- **The task**: The data below should be restated word for word, with every picture omitted.

- **Input for this task**:
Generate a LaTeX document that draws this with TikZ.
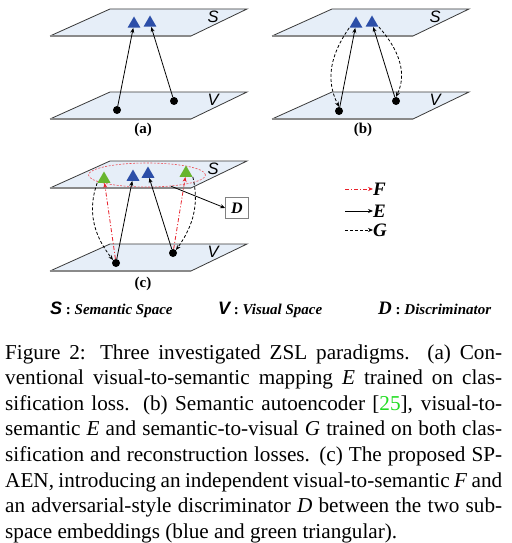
\documentclass[tikz,border=0pt]{standalone}
\usepackage{fontspec}
\setmainfont{Liberation Serif}
\newfontfamily\sansf{Liberation Sans}
\usetikzlibrary{shapes.geometric,arrows.meta}
\definecolor{planefill}{HTML}{E6EEF8}
\definecolor{planeedge}{HTML}{3A3A3A}
\definecolor{planefront}{HTML}{8A8A8A}
\definecolor{triblue}{HTML}{2C4EA8}
\definecolor{trigreen}{HTML}{68B52E}
\definecolor{fred}{HTML}{E8202A}
\definecolor{citegreen}{HTML}{22DD22}
\newcommand\myplane[2]{%
  \fill[planefill] (#1,#2) -- ++(137,0) -- ++(-56,27) -- ++(-141,0) -- cycle;
  \draw[planeedge,line width=0.8pt] (#1-60,#2+27) -- (#1,#2) -- ++(137,0) -- ++(-56,27);
  \draw[planefront,line width=1.4pt] (#1-60,#2+27) -- ++(141,0);
}
\begin{document}
\begin{tikzpicture}[x=1pt,y=-1pt,
  >={Stealth[length=5pt,width=4pt]},
  tri/.style={regular polygon, regular polygon sides=3, minimum size=15pt, inner sep=0pt},
  bluetri/.style={tri, fill=triblue},
  greentri/.style={tri, fill=trigreen},
  dot/.style={circle, fill=black, minimum size=8pt, inner sep=0pt},
  spacelbl/.style={font=\sansf\itshape\fontsize{16.5}{16.5}\selectfont, inner sep=0pt},
  panellbl/.style={font=\bfseries\fontsize{15}{15}\selectfont, inner sep=0pt},
  emap/.style={->, line width=0.8pt, black},
  gmap/.style={->, line width=0.8pt, black, dash pattern=on 3pt off 2pt},
  fmap/.style={->, line width=0.8pt, fred, dash pattern=on 4pt off 2pt on 1pt off 2pt},
  legl/.style={anchor=west, inner sep=0pt, font=\bfseries\itshape\fontsize{19}{19}\selectfont},
  botleg/.style={anchor=base west, inner sep=0pt},
  capline/.style={anchor=base west, inner sep=0pt, font=\fontsize{21.2}{25.5}\selectfont}
]
\useasboundingbox (0,0) rectangle (511,543);
\fill[white] (0,0) rectangle (511,543);

% ---------- panel (a)
\myplane{110}{9}
\myplane{110}{92}
\node[spacelbl] (aS) at (213,17) {S};
\node[spacelbl] (aV) at (213,100) {V};
\node[bluetri] (a1) at (134,24) {};
\node[bluetri] (a2) at (150,23) {};
\node[dot] (ad1) at (117,110) {};
\node[dot] (ad2) at (174,101) {};
\draw[emap] (ad1) -- (a1);
\draw[emap] (ad2) -- (a2);
\node[panellbl] (al) at (143,130) {(a)};

% ---------- panel (b)
\myplane{332}{9}
\myplane{332}{92}
\node[spacelbl] (bS) at (435,17) {S};
\node[spacelbl] (bV) at (435,100) {V};
\node[bluetri] (b1) at (356,24) {};
\node[bluetri] (b2) at (372,23) {};
\node[dot] (bd1) at (339,111) {};
\node[dot] (bd2) at (396,101) {};
\draw[emap] (bd1) -- (b1);
\draw[emap] (bd2) -- (b2);
\draw[gmap] (b1.corner 2) .. controls (331,54) and (325,79) .. (bd1.north);
\draw[gmap] (b2.corner 3) .. controls (400,51) and (407,74) .. (bd2.north);
\node[panellbl] (bl) at (363,130) {(b)};

% ---------- panel (c)
\myplane{110}{161}
\myplane{110}{244}
\node[spacelbl] (cS) at (213,169) {S};
\node[spacelbl] (cV) at (213,252) {V};
\node[ellipse, draw=fred!80, line width=0.6pt, dash pattern=on 2pt off 1.5pt,
      minimum width=117pt, minimum height=24pt, inner sep=0pt] (ell) at (147,175) {};
\node[greentri] (g1) at (104,179) {};
\node[bluetri] (cb1) at (133,177) {};
\node[bluetri] (cb2) at (148,174) {};
\node[greentri] (g2) at (186,173) {};
\node[dot] (cd1) at (116,263) {};
\node[dot] (cd2) at (173,253) {};
\node[draw=gray, line width=0.6pt, minimum width=23pt, minimum height=21pt, inner sep=0pt,
      font=\bfseries\itshape\fontsize{16}{16}\selectfont] (D) at (237,208) {D};
\draw[emap] (ell.-25) -- (D.west);
\draw[emap] (cd1) -- (cb1);
\draw[emap] (cd2) -- (cb2);
\draw[fmap] (cd1) -- (g1);
\draw[fmap] (cd2) -- (g2);
\draw[gmap] (g1.corner 2) .. controls (88,209) and (92,233) .. (cd1.135);
\draw[gmap] (g2.corner 3) .. controls (199,203) and (194,225) .. (cd2.45);
\node[panellbl] (cl) at (143,284) {(c)};

% ---------- legend of maps
\coordinate (lf) at (345,189);
\coordinate (le) at (345,211);
\coordinate (lg) at (345,230);
\node[legl] (lF) at (373,189) {F};
\node[legl] (lE) at (373,211) {E};
\node[legl] (lG) at (373,230) {G};
\draw[fmap] (lf) -- (lF.west);
\draw[emap] (le) -- (lE.west);
\draw[gmap] (lg) -- (lG.west);

% ---------- legend of spaces
\node[botleg] (legS) at (50,314) {{\sansf\bfseries\itshape\fontsize{18}{18}\selectfont S}{\bfseries\fontsize{15}{16}\selectfont\ :\ \textit{Semantic Space}}};
\node[botleg] (legV) at (218,314) {{\sansf\bfseries\itshape\fontsize{18}{18}\selectfont V}{\bfseries\fontsize{15}{16}\selectfont\ :\ \textit{Visual Space}}};
\node[botleg] (legD) at (378,314) {{\bfseries\itshape\fontsize{19}{19}\selectfont D}{\bfseries\fontsize{15}{16}\selectfont\ :\ \textit{Discriminator}}};

% ---------- caption
\node[capline] (cap1) at (5,359)   {\makebox[497pt][s]{Figure 2: Three investigated ZSL paradigms. (a) Con-}};
\node[capline] (cap2) at (5,384.6) {\makebox[497pt][s]{ventional visual-to-semantic mapping \textit{E} trained on clas-}};
\node[capline] (cap3) at (5,410.2) {\makebox[497pt][s]{sification loss. (b) Semantic autoencoder [\textcolor{citegreen}{25}], visual-to-}};
\node[capline] (cap4) at (5,435.8) {\makebox[497pt][s]{semantic \textit{E} and semantic-to-visual \textit{G} trained on both clas-}};
\node[capline] (cap5) at (5,461.4) {\makebox[497pt][s]{sification and reconstruction losses. (c) The proposed SP-}};
\node[capline] (cap6) at (5,487)   {\makebox[497pt][s]{AEN, introducing an independent visual-to-semantic \textit{F} and}};
\node[capline] (cap7) at (5,512.6) {\makebox[497pt][s]{an adversarial-style discriminator \textit{D} between the two sub-}};
\node[capline] (cap8) at (5,538.2) {space embeddings (blue and green triangular).};
\end{tikzpicture}
\end{document}
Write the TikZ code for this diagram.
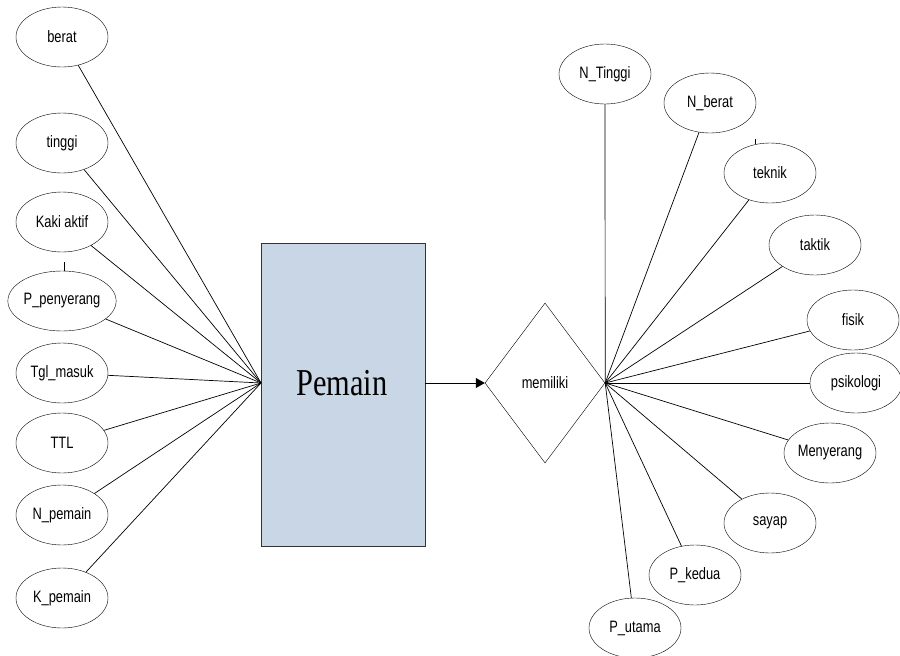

- **Expected output**:
Generate a LaTeX document that draws this with TikZ.
\documentclass[tikz,border=0pt]{standalone}
\usepackage{fontspec}
\setmainfont{Liberation Serif}
\newfontfamily\sansf{Liberation Sans}
\usetikzlibrary{shapes.geometric,arrows.meta}
\definecolor{planefill}{HTML}{E6EEF8}
\definecolor{planeedge}{HTML}{3A3A3A}
\definecolor{planefront}{HTML}{8A8A8A}
\definecolor{triblue}{HTML}{2C4EA8}
\definecolor{trigreen}{HTML}{68B52E}
\definecolor{fred}{HTML}{E8202A}
\definecolor{citegreen}{HTML}{22DD22}
\newcommand\myplane[2]{%
  \fill[planefill] (#1,#2) -- ++(137,0) -- ++(-56,27) -- ++(-141,0) -- cycle;
  \draw[planeedge,line width=0.8pt] (#1-60,#2+27) -- (#1,#2) -- ++(137,0) -- ++(-56,27);
  \draw[planefront,line width=1.4pt] (#1-60,#2+27) -- ++(141,0);
}
\begin{document}
\begin{tikzpicture}[x=1pt,y=-1pt,
  >={Stealth[length=5pt,width=4pt]},
  tri/.style={regular polygon, regular polygon sides=3, minimum size=15pt, inner sep=0pt},
  bluetri/.style={tri, fill=triblue},
  greentri/.style={tri, fill=trigreen},
  dot/.style={circle, fill=black, minimum size=8pt, inner sep=0pt},
  spacelbl/.style={font=\sansf\itshape\fontsize{16.5}{16.5}\selectfont, inner sep=0pt},
  panellbl/.style={font=\bfseries\fontsize{15}{15}\selectfont, inner sep=0pt},
  emap/.style={->, line width=0.8pt, black},
  gmap/.style={->, line width=0.8pt, black, dash pattern=on 3pt off 2pt},
  fmap/.style={->, line width=0.8pt, fred, dash pattern=on 4pt off 2pt on 1pt off 2pt},
  legl/.style={anchor=west, inner sep=0pt, font=\bfseries\itshape\fontsize{19}{19}\selectfont},
  botleg/.style={anchor=base west, inner sep=0pt},
  capline/.style={anchor=base west, inner sep=0pt, font=\fontsize{21.2}{25.5}\selectfont}
]
\useasboundingbox (0,0) rectangle (511,543);
\fill[white] (0,0) rectangle (511,543);

% ---------- panel (a)
\myplane{110}{9}
\myplane{110}{92}
\node[spacelbl] (aS) at (213,17) {S};
\node[spacelbl] (aV) at (213,100) {V};
\node[bluetri] (a1) at (134,24) {};
\node[bluetri] (a2) at (150,23) {};
\node[dot] (ad1) at (117,110) {};
\node[dot] (ad2) at (174,101) {};
\draw[emap] (ad1) -- (a1);
\draw[emap] (ad2) -- (a2);
\node[panellbl] (al) at (143,130) {(a)};

% ---------- panel (b)
\myplane{332}{9}
\myplane{332}{92}
\node[spacelbl] (bS) at (435,17) {S};
\node[spacelbl] (bV) at (435,100) {V};
\node[bluetri] (b1) at (356,24) {};
\node[bluetri] (b2) at (372,23) {};
\node[dot] (bd1) at (339,111) {};
\node[dot] (bd2) at (396,101) {};
\draw[emap] (bd1) -- (b1);
\draw[emap] (bd2) -- (b2);
\draw[gmap] (b1.corner 2) .. controls (331,54) and (325,79) .. (bd1.north);
\draw[gmap] (b2.corner 3) .. controls (400,51) and (407,74) .. (bd2.north);
\node[panellbl] (bl) at (363,130) {(b)};

% ---------- panel (c)
\myplane{110}{161}
\myplane{110}{244}
\node[spacelbl] (cS) at (213,169) {S};
\node[spacelbl] (cV) at (213,252) {V};
\node[ellipse, draw=fred!80, line width=0.6pt, dash pattern=on 2pt off 1.5pt,
      minimum width=117pt, minimum height=24pt, inner sep=0pt] (ell) at (147,175) {};
\node[greentri] (g1) at (104,179) {};
\node[bluetri] (cb1) at (133,177) {};
\node[bluetri] (cb2) at (148,174) {};
\node[greentri] (g2) at (186,173) {};
\node[dot] (cd1) at (116,263) {};
\node[dot] (cd2) at (173,253) {};
\node[draw=gray, line width=0.6pt, minimum width=23pt, minimum height=21pt, inner sep=0pt,
      font=\bfseries\itshape\fontsize{16}{16}\selectfont] (D) at (237,208) {D};
\draw[emap] (ell.-25) -- (D.west);
\draw[emap] (cd1) -- (cb1);
\draw[emap] (cd2) -- (cb2);
\draw[fmap] (cd1) -- (g1);
\draw[fmap] (cd2) -- (g2);
\draw[gmap] (g1.corner 2) .. controls (88,209) and (92,233) .. (cd1.135);
\draw[gmap] (g2.corner 3) .. controls (199,203) and (194,225) .. (cd2.45);
\node[panellbl] (cl) at (143,284) {(c)};

% ---------- legend of maps
\coordinate (lf) at (345,189);
\coordinate (le) at (345,211);
\coordinate (lg) at (345,230);
\node[legl] (lF) at (373,189) {F};
\node[legl] (lE) at (373,211) {E};
\node[legl] (lG) at (373,230) {G};
\draw[fmap] (lf) -- (lF.west);
\draw[emap] (le) -- (lE.west);
\draw[gmap] (lg) -- (lG.west);

% ---------- legend of spaces
\node[botleg] (legS) at (50,314) {{\sansf\bfseries\itshape\fontsize{18}{18}\selectfont S}{\bfseries\fontsize{15}{16}\selectfont\ :\ \textit{Semantic Space}}};
\node[botleg] (legV) at (218,314) {{\sansf\bfseries\itshape\fontsize{18}{18}\selectfont V}{\bfseries\fontsize{15}{16}\selectfont\ :\ \textit{Visual Space}}};
\node[botleg] (legD) at (378,314) {{\bfseries\itshape\fontsize{19}{19}\selectfont D}{\bfseries\fontsize{15}{16}\selectfont\ :\ \textit{Discriminator}}};

% ---------- caption
\node[capline] (cap1) at (5,359)   {\makebox[497pt][s]{Figure 2: Three investigated ZSL paradigms. (a) Con-}};
\node[capline] (cap2) at (5,384.6) {\makebox[497pt][s]{ventional visual-to-semantic mapping \textit{E} trained on clas-}};
\node[capline] (cap3) at (5,410.2) {\makebox[497pt][s]{sification loss. (b) Semantic autoencoder [\textcolor{citegreen}{25}], visual-to-}};
\node[capline] (cap4) at (5,435.8) {\makebox[497pt][s]{semantic \textit{E} and semantic-to-visual \textit{G} trained on both clas-}};
\node[capline] (cap5) at (5,461.4) {\makebox[497pt][s]{sification and reconstruction losses. (c) The proposed SP-}};
\node[capline] (cap6) at (5,487)   {\makebox[497pt][s]{AEN, introducing an independent visual-to-semantic \textit{F} and}};
\node[capline] (cap7) at (5,512.6) {\makebox[497pt][s]{an adversarial-style discriminator \textit{D} between the two sub-}};
\node[capline] (cap8) at (5,538.2) {space embeddings (blue and green triangular).};
\end{tikzpicture}
\end{document}
Write the TikZ code for this diagram.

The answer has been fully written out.